Nous sommes donc pleinement dans un ouvrage "classique", comme le sont les contes qui le constituent. N'est-ce donc simplement qu'un livre de contes parmi tant d'autres?
Vous vous doutez bien que ma réponse sera : "non! ". Car vous avez peut-être été alerté/es, vous aussi, par le titre, et son appendice :" ...une fois, peut-être même bien deux..." . N'est-ce pas un peu irrévérencieux vis-à-vis de ces classiques si classiques? Et c'est là qu'on retrouve la patte de Giusi QUARENGHI, son talent de narratrice, son écriture liée à la lecture à haute voix.
D'abord, chaque conte est présenté au lecteur par cinq vers où elle donne, comme un clin d'oeil, son avis personnel.
Ecoutez, par exemple, Le Chat Botté:
" Questa è la mia fiaba preferita - Voici le conte que je préfère
mi rasserena quando sono inviperita - quand je suis furieuse il me tempère
mi piace perchè è allegra e impertinente - j'aime son allégresse et son impertinence
è il portafortuna di chi non ha niente - à qui n'a rien il porte chance
ogni volta mi mette le ali, - il me met des ailes aux pieds
è IL GATTO CON GLI STIVALI " - c'est bien lui, c'est Le Chat Botté "
Ou encore La Petite Sirène:
Questa fiaba viene dal mare - Voici un conte venant de la mer
ma è così triste che mi fa arrabbiare - mais si triste que j'en suis colère
l'ha scritta un tipo strano - son auteur est un type pas marrant
che si chiamava Giovanni Cristiano - qui se prénommait Hans Christian
racconta la sorte maledetta - il conte la vie toute de peine
di un pesce ragazza - d'un poisson fille
LA SIRENETTA - La Petite Sirène
Traditionnellement, c'était plutôt une morale en rimes qui concluait le conte, voyez chez Perrault par exemple. Ici, c'est une façon d'établir un contact avec le jeune lecteur, ou d'ouvrir une possibilité de dialogue si c'est un adulte qui lit.

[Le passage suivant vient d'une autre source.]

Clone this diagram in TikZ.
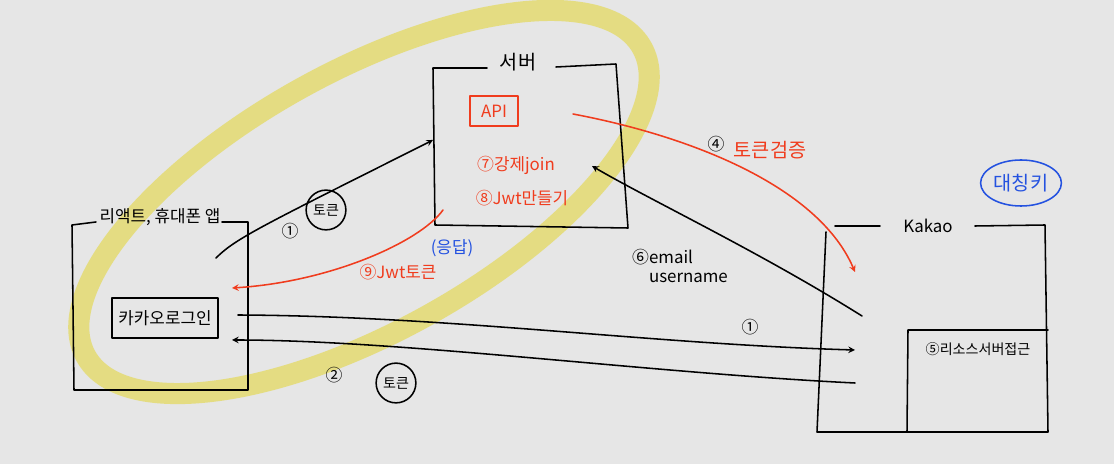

Les huit contes sélectionnés, nous les connaissons tous par coeur, depuis notre enfance, quelle que soit notre langue. Ils ont, ici, un rythme enlevé, dans une langue contemporaine, mais qui respecte les conventions du conte, avec ses unités qui se répètent, l'utilisation des temps du passé, y compris le fameux passé simple, le "passato remoto", ce passé lointain souvent oublié, sinon rejeté aujourd'hui. Vous avez eu un tout petit exemple avec le début de Barbablù.
Tous les huit contes sont à la hauteur. Mettez ce livre dans votre bibliothèque, vous y reviendrez inlassablement avec grand plaisir.
C'ERA UNA VOLTA, due volte chissà.......
fiabe classiche narrate da Giusi QUARENGHI.